The Buddhist teacher Thich Nhat Hanh (by way of introduction he was nominated for the Nobel Peace Prize by Dr Martin Luther King Jr. for his work after the Vietnam conflict) has offered a really interesting exercise. He suggests that we have way too many unexamined opinions, and that we regularly visit the phrase, “Are you sure” as an antidote. Maybe you can tape to the refrigerator, or set up as the screen saver on your pc, or even remember to say it to yourself every time the phone rings. However you do it, he suggests, every time the phrase comes up look at your most recent judgments and opinions and investigate the basis upon which they were made. Every time it comes up investigate whether you are really sure. With practice, if you look really closely, you will find unexamined opinions and assumptions that underpin your judgments, and recognize that if you came from a different background and had a different set of assumptions and opinions, you’d reach different conclusions.

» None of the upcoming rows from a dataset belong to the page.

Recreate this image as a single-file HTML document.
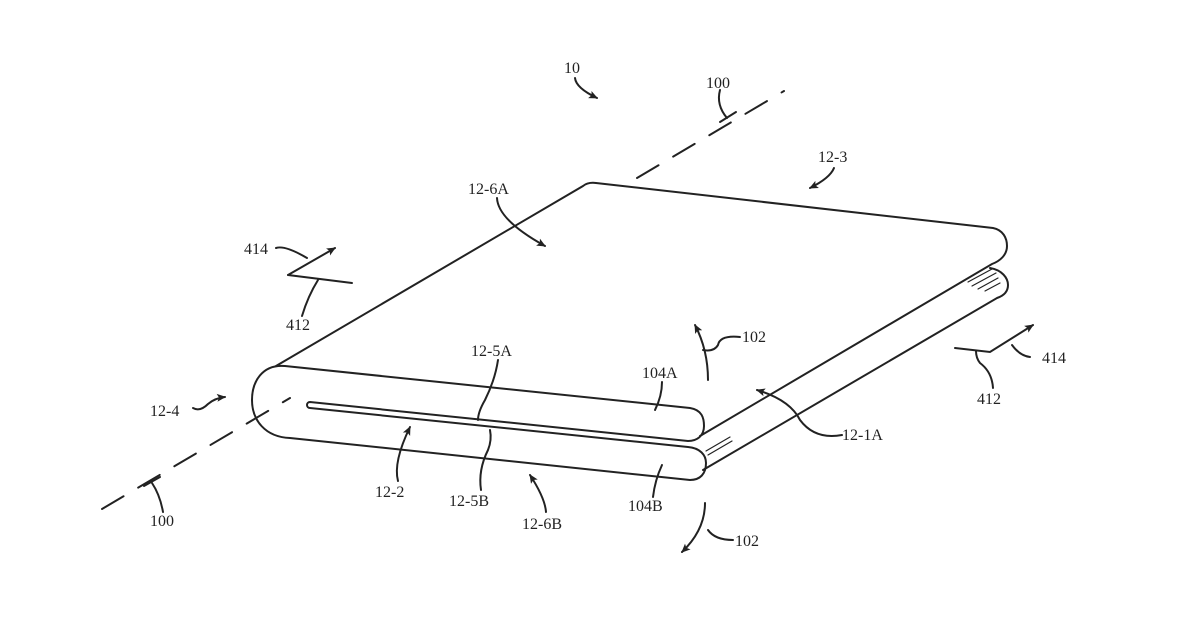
<!DOCTYPE html>
<html><head><meta charset="utf-8"><style>
html,body{margin:0;padding:0;background:#fff;}
svg{display:block;}
text{font-family:"Liberation Serif",serif;font-size:16px;fill:#222;}
</style></head><body>
<svg width="1200" height="627" viewBox="0 0 1200 627" xmlns="http://www.w3.org/2000/svg">
<defs>
<marker id="a" markerWidth="10" markerHeight="10" refX="8" refY="5" orient="auto" markerUnits="userSpaceOnUse">
<path d="M0,1 L9,5 L0,9 L2,5 Z" fill="#222"/></marker>
</defs>
<g fill="none" stroke="#222" stroke-width="2" stroke-linecap="round">
<!-- axis dashed -->
<line x1="102" y1="509" x2="290" y2="398" stroke-dasharray="25,17"/>
<line x1="637" y1="178" x2="784" y2="91" stroke-dasharray="25,17"/>
<!-- top surface -->
<path d="M276,366 L583,186 Q588,182 596,183 L993,228 C1003,230 1007,238 1007,246 C1007,255 1000,261 992,264 L700,436"/>
<!-- lower panel right -->
<path d="M990,268 C1002,270 1008,278 1008,285 C1008,292 1003,296 997,298 L703,470"/>
<!-- front outline -->
<path d="M690,408 L285,366 C262,364 252,382 252,400 C252,420 265,437 290,438 L690,480 C700,480 706,474 706,463 C706,455 700,448 688,447 L310,408 A3,3 0 0 1 310,402 L688,441 C697,441 704,436 704,426 C704,418 702,410 690,408"/>
<!-- hatches -->
<g stroke-width="1.2">
<line x1="968" y1="282" x2="992" y2="269"/><line x1="972" y1="286" x2="996" y2="273"/><line x1="978" y1="289" x2="998" y2="278"/><line x1="985" y1="291" x2="1000" y2="283"/>
<line x1="706" y1="451" x2="730" y2="437"/><line x1="708" y1="455" x2="732" y2="441"/>
</g>
<!-- leaders & arrows -->
<path d="M575,78 Q576,88 597,98" marker-end="url(#a)"/>
<path d="M720,90 Q716,105 727,118"/><line x1="720" y1="122" x2="736" y2="112"/>
<path d="M834,168 Q830,178 810,188" marker-end="url(#a)"/>
<path d="M497,198 Q498,220 545,246" marker-end="url(#a)"/>
<path d="M276,248 Q285,245 307,258"/>
<path d="M288,275 L335,248" marker-end="url(#a)"/><path d="M288,275 L352,283"/>
<path d="M302,316 Q308,296 318,280"/>
<path d="M740,337 Q720,335 718,345 Q714,352 703,350"/>
<path d="M708,380 Q708,350 695,325" marker-end="url(#a)"/>
<path d="M498,360 Q495,380 485,400 Q478,412 478,420"/>
<path d="M662,382 Q662,396 655,410"/>
<path d="M842,435 Q815,440 800,420 Q790,400 757,390" marker-end="url(#a)"/>
<path d="M193,408 Q200,412 208,404 Q215,398 225,397" marker-end="url(#a)"/>
<path d="M398,481 Q393,462 410,427" marker-end="url(#a)"/>
<path d="M481,490 Q478,470 488,450 Q492,440 490,430"/>
<path d="M546,512 Q545,498 530,475" marker-end="url(#a)"/>
<path d="M653,497 Q655,480 662,465"/>
<path d="M705,503 Q705,530 682,552" marker-end="url(#a)"/>
<path d="M733,540 Q715,540 708,530"/>
<path d="M955,348 L990,352 L1033,325" marker-end="url(#a)"/>
<path d="M1030,357 Q1020,356 1012,345"/>
<path d="M993,388 Q992,372 980,363 Q976,358 976,351"/>
<path d="M163,512 Q160,495 152,483"/><line x1="144" y1="486" x2="160" y2="477"/>
</g>
<text x="564" y="73">10</text>
<text x="706" y="88">100</text>
<text x="818" y="162">12-3</text>
<text x="468" y="194">12-6A</text>
<text x="244" y="254">414</text>
<text x="286" y="330">412</text>
<text x="742" y="342">102</text>
<text x="471" y="356">12-5A</text>
<text x="642" y="378">104A</text>
<text x="1042" y="363">414</text>
<text x="977" y="404">412</text>
<text x="150" y="416">12-4</text>
<text x="842" y="440">12-1A</text>
<text x="375" y="497">12-2</text>
<text x="449" y="506">12-5B</text>
<text x="522" y="529">12-6B</text>
<text x="628" y="511">104B</text>
<text x="735" y="546">102</text>
<text x="150" y="526">100</text>
</svg>
</body></html>
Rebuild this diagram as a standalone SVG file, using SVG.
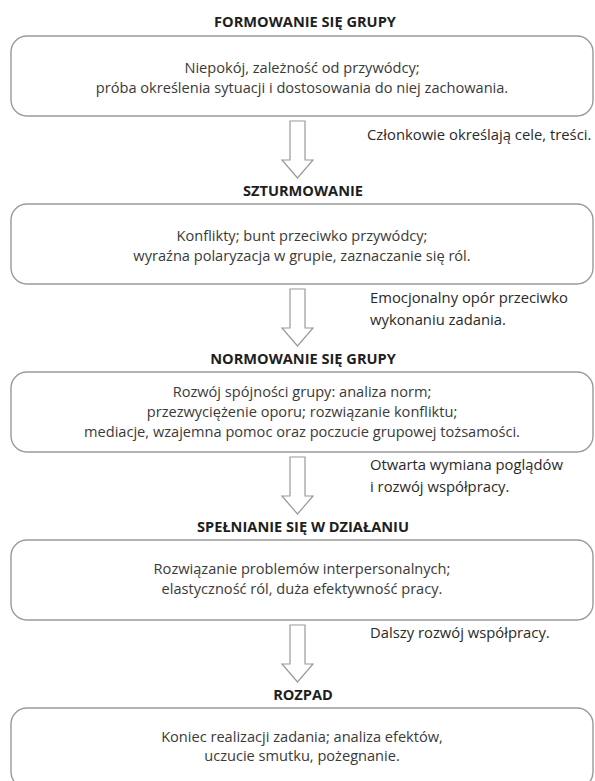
<svg xmlns="http://www.w3.org/2000/svg" width="595" height="781" viewBox="0 0 595 781">
<style>
.box{fill:#fff;stroke:#9a9a9a;stroke-width:1.4}
.arr{fill:#fff;stroke:#9a9a9a;stroke-width:1.2}
.t{font-family:"Open Sans","Liberation Sans",sans-serif;font-size:14.6px;font-weight:bold;fill:#1e1e1e;text-anchor:middle}
.b{font-family:"Open Sans","Liberation Sans",sans-serif;font-size:14.6px;fill:#3a3a3a;text-anchor:middle}
.l{font-family:"Open Sans","Liberation Sans",sans-serif;font-size:14.8px;fill:#2a2a2a}
</style>
<rect width="595" height="781" fill="#fff"/>
<g id="connectors">
<path class="arr" d="M290,121 H305 V160 H313 L297.5,178 L282,160 H290 Z"/>
<path class="arr" d="M290,289 H305 V328 H313 L297.5,346 L282,328 H290 Z"/>
<path class="arr" d="M290,457 H305 V496 H313 L297.5,514 L282,496 H290 Z"/>
<path class="arr" d="M290,625 H305 V664 H313 L297.5,682 L282,664 H290 Z"/>
<text class="l" x="367" y="140">Członkowie określają cele, treści.</text>
<text class="l" x="370" y="303">Emocjonalny opór przeciwko</text>
<text class="l" x="370" y="325">wykonaniu zadania.</text>
<text class="l" x="370" y="470">Otwarta wymiana poglądów</text>
<text class="l" x="370" y="492">i rozwój współpracy.</text>
<text class="l" x="370" y="638">Dalszy rozwój współpracy.</text>
</g>
<g id="n1">
<text class="t" x="305" y="27">FORMOWANIE SIĘ GRUPY</text>
<rect class="box" x="11" y="36" width="582" height="80" rx="16"/>
<text class="b" x="302" y="73">Niepokój, zależność od przywódcy;</text>
<text class="b" x="302" y="93">próba określenia sytuacji i dostosowania do niej zachowania.</text>
</g>
<g id="n2">
<text class="t" x="303" y="196">SZTURMOWANIE</text>
<rect class="box" x="11" y="204" width="582" height="80" rx="16"/>
<text class="b" x="302" y="241">Konflikty; bunt przeciwko przywódcy;</text>
<text class="b" x="302" y="261">wyraźna polaryzacja w grupie, zaznaczanie się ról.</text>
</g>
<g id="n3">
<text class="t" x="303" y="364">NORMOWANIE SIĘ GRUPY</text>
<rect class="box" x="11" y="372" width="582" height="80" rx="16"/>
<text class="b" x="302" y="397">Rozwój spójności grupy: analiza norm;</text>
<text class="b" x="302" y="417">przezwyciężenie oporu; rozwiązanie konfliktu;</text>
<text class="b" x="302" y="437">mediacje, wzajemna pomoc oraz poczucie grupowej tożsamości.</text>
</g>
<g id="n4">
<text class="t" x="303" y="532">SPEŁNIANIE SIĘ W DZIAŁANIU</text>
<rect class="box" x="11" y="540" width="582" height="80" rx="16"/>
<text class="b" x="302" y="574">Rozwiązanie problemów interpersonalnych;</text>
<text class="b" x="302" y="594">elastyczność ról, duża efektywność pracy.</text>
</g>
<g id="n5">
<text class="t" x="303" y="700">ROZPAD</text>
<rect class="box" x="11" y="708" width="582" height="80" rx="16"/>
<text class="b" x="302" y="742">Koniec realizacji zadania; analiza efektów,</text>
<text class="b" x="302" y="761">uczucie smutku, pożegnanie.</text>
</g>
</svg>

The Benefits of Learning to Listen to Your Neighbors
Learning to listen to your neighbor – and practicing the skills required to do it well – is important both as a practical skill and as a spiritual practice.
From a practical standpoint, deep listening allows us to understand where others are coming from and to find solutions to problems, areas of mutual opportunity, and to experience the joy of human connection. Beyond that, the simple act of listening sincerely confers profound dignity to the person being heard, which itself can be important to growth and healing.
As a spiritual practice, in deeply listening to others we are both looking at a mirror of ourselves, and looking at the divine in the world. We move towards being able to practice the golden rule – do unto others as you would have them do unto you – in the deepest way, by implementing if from the place of understanding what it means to be in the other persons shoes. And ultimately the practice of truly listening to our neighbors can bring the greatest and most intimate of connections. The catholic monk, Thomas Merton, wrote a passage (which I referred to in “The End of Karma“) in Conjectures of a Guilty Bystander which describes his experience while standing on a street corner looking at a crowd:
“I was suddenly overwhelmed with the realization that I loved all those people, that they were mine and I theirs, that we could not be alien to one another even though we were total strangers. It was like waking from a dream of separateness, of spurious self-isolation in a special world, the world of renunciation and supposed holiness…if only everybody could realize this! But it cannot be explained. There is no way of telling people that they are all walking around shining like the sun.”
It is only from learning to really listen to our neighbors that we can ever hope to hear them, and it is only when we hear them that we can wake from our “dream of separateness”.